A juíza será a primeira a fazer questionamentos a Lula. Depois, perguntam os procuradores da Lava Jato e os representantes da defesa da Petrobras. Na sequência, os advogados dos réus podem questionar Lula. Os advogados do petista, se quiserem, serão os últimos a perguntar. A magistrada pode voltar a questionar o ex-presidente a qualquer momento. No final do interrogatório, Hardt abrirá espaço para que Lula faça suas últimas considerações.
Não há um limite de tempo para a audiência. A primeira, de maio, durou cerca de cinco horas. Em setembro, com Lula já condenado pelo processo do tríplex, mas ainda em liberdade, o interrogatório durou cerca de duas horas.
Segunda aparição pública desde a prisão
Desde que foi preso, Lula só teve uma aparição pública, em 5 de junho, em depoimento via teleconferência como testemunha de defesa do ex-governador Sergio Cabral (MDB). A oitiva, tomada pelo juiz Marcelo Bretas, foi marcada por piadas e uma revelação do magistrado, que contou ter ido a um comício do petista em 1989.
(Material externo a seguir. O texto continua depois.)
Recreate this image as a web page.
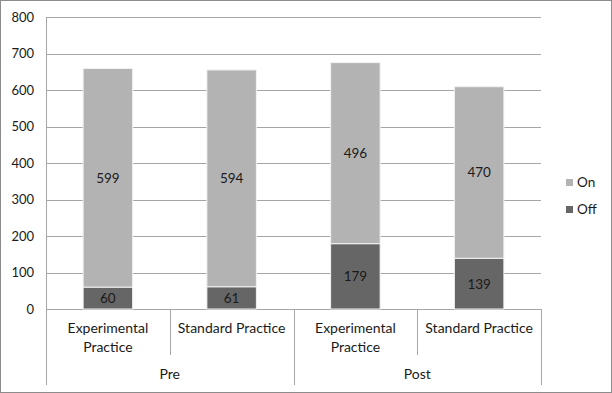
<!DOCTYPE html>
<html>
<head>
<meta charset="utf-8">
<script src="https://cdn.jsdelivr.net/npm/d3@7"></script>
<style>
  body { margin: 0; background: #fff; }
  text { font-family: Lato, 'Open Sans', sans-serif; fill: #1a1a1a; }
</style>
</head>
<body>
<div id="chart"></div>
<script>
let groups = ['Pre', 'Post']
let categories = ['Experimental Practice', 'Standard Practice', 'Experimental Practice', 'Standard Practice']
let catGroup = ['Pre', 'Pre', 'Post', 'Post']
let offValues = [60, 61, 179, 139]
let onValues = [599, 594, 496, 470]
let yTicks = [0, 100, 200, 300, 400, 500, 600, 700, 800]

let width = 612
let height = 393
let margin = { top: 17, left: 46, right: 71, bottom: 84 }

let svg = d3
  .select('#chart')
  .append('svg')
  .attr('width', width)
  .attr('height', height)

svg
  .append('rect')
  .attr('x', 0.5)
  .attr('y', 0.5)
  .attr('width', width - 1)
  .attr('height', height - 1)
  .attr('fill', '#fff')
  .attr('stroke', '#8c8c8c')

let x = d3
  .scaleBand()
  .domain(d3.range(categories.length))
  .range([margin.left, width - margin.right])
  .paddingInner(0.6)
  .paddingOuter(0.3)

let y = d3
  .scaleLinear()
  .domain([0, 800])
  .range([height - margin.bottom, margin.top])

let x0 = margin.left
let x1 = width - margin.right

// gridlines
svg
  .append('g')
  .selectAll('line')
  .data(yTicks)
  .enter()
  .append('line')
  .attr('x1', x0)
  .attr('x2', x1)
  .attr('y1', d => Math.round(y(d)) + 0.5)
  .attr('y2', d => Math.round(y(d)) + 0.5)
  .attr('stroke', '#a6a6a6')

// y labels
svg
  .append('g')
  .selectAll('text')
  .data(yTicks)
  .enter()
  .append('text')
  .attr('x', x0 - 12)
  .attr('y', d => y(d) + 4.5)
  .attr('text-anchor', 'end')
  .attr('font-size', 13)
  .text(d => d)

// left axis line and category separators
let yBase = height - margin.bottom
svg
  .append('line')
  .attr('x1', x0 + 0.5)
  .attr('x2', x0 + 0.5)
  .attr('y1', margin.top)
  .attr('y2', 385)
  .attr('stroke', '#a6a6a6')

let seps = d3.range(1, categories.length + 1)
svg
  .append('g')
  .selectAll('line')
  .data(seps)
  .enter()
  .append('line')
  .attr('x1', d => Math.round(x0 + d * (x1 - x0) / categories.length) + 0.5)
  .attr('x2', d => Math.round(x0 + d * (x1 - x0) / categories.length) + 0.5)
  .attr('y1', yBase)
  .attr('y2', d => (d % 2 === 0 ? 385 : 355))
  .attr('stroke', '#a6a6a6')

// stacked bars
let stackData = categories.map((c, i) => ({ i: i, off: offValues[i], on: onValues[i] }))
let series = d3.stack().keys(['off', 'on'])(stackData)
let colors = { off: '#666666', on: '#b3b3b3' }

series.forEach(s => {
  let g = svg.append('g')
  g.selectAll('rect')
    .data(s)
    .enter()
    .append('rect')
    .attr('x', d => x(d.data.i))
    .attr('width', x.bandwidth())
    .attr('y', d => y(d[1]))
    .attr('height', d => y(d[0]) - y(d[1]))
    .attr('fill', colors[s.key])
    .attr('stroke', '#f2f2f2')
    .attr('stroke-width', 1)

  g.selectAll('text')
    .data(s)
    .enter()
    .append('text')
    .attr('x', d => x(d.data.i) + x.bandwidth() / 2)
    .attr('y', d => (y(d[0]) + y(d[1])) / 2 + 5)
    .attr('text-anchor', 'middle')
    .attr('font-size', 13.5)
    .text(d => d.data[s.key])
})

// category labels
let catLabels = svg.append('g')
categories.forEach((c, i) => {
  let cx = x0 + (i + 0.5) * (x1 - x0) / categories.length
  let t = catLabels
    .append('text')
    .attr('x', cx)
    .attr('y', 333)
    .attr('text-anchor', 'middle')
    .attr('font-size', 14)
  let words = c.split(' ')
  if (c.length > 18) {
    t.append('tspan').attr('x', cx).text(words[0])
    t.append('tspan').attr('x', cx).attr('dy', 18.5).text(words.slice(1).join(' '))
  } else {
    t.text(c)
  }
})

// group labels
groups.forEach((g, gi) => {
  let idx = catGroup.map((d, i) => (d === g ? i : -1)).filter(i => i >= 0)
  let gx0 = x0 + idx[0] * (x1 - x0) / categories.length
  let gx1 = x0 + (idx[idx.length - 1] + 1) * (x1 - x0) / categories.length
  svg
    .append('text')
    .attr('x', (gx0 + gx1) / 2)
    .attr('y', 379)
    .attr('text-anchor', 'middle')
    .attr('font-size', 14)
    .text(g)
})

// legend
let legendItems = [
  { key: 'on', label: 'On' },
  { key: 'off', label: 'Off' }
]
let legend = svg
  .append('g')
  .selectAll('g')
  .data(legendItems)
  .enter()
  .append('g')
  .attr('transform', (d, i) => `translate(566, ${179 + i * 27})`)

legend
  .append('rect')
  .attr('width', 7)
  .attr('height', 7)
  .attr('fill', d => colors[d.key])

legend
  .append('text')
  .attr('x', 11)
  .attr('y', 8)
  .attr('font-size', 13.5)
  .text(d => d.label)
</script>
</body>
</html>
O interrogatório desta quarta seria o primeiro encontro entre Lula e Moro desde que o petista foi preso por decisão do juiz, mas o magistrado deixou os processos da Lava Jato este mês após ter aceitado o convite do presidente eleito, Jair Bolsonaro (PSL), para ser ministro da Justiça. Assim, Lula vai depor pela primeira vez a Gabriela Hardt, substituta de Moro.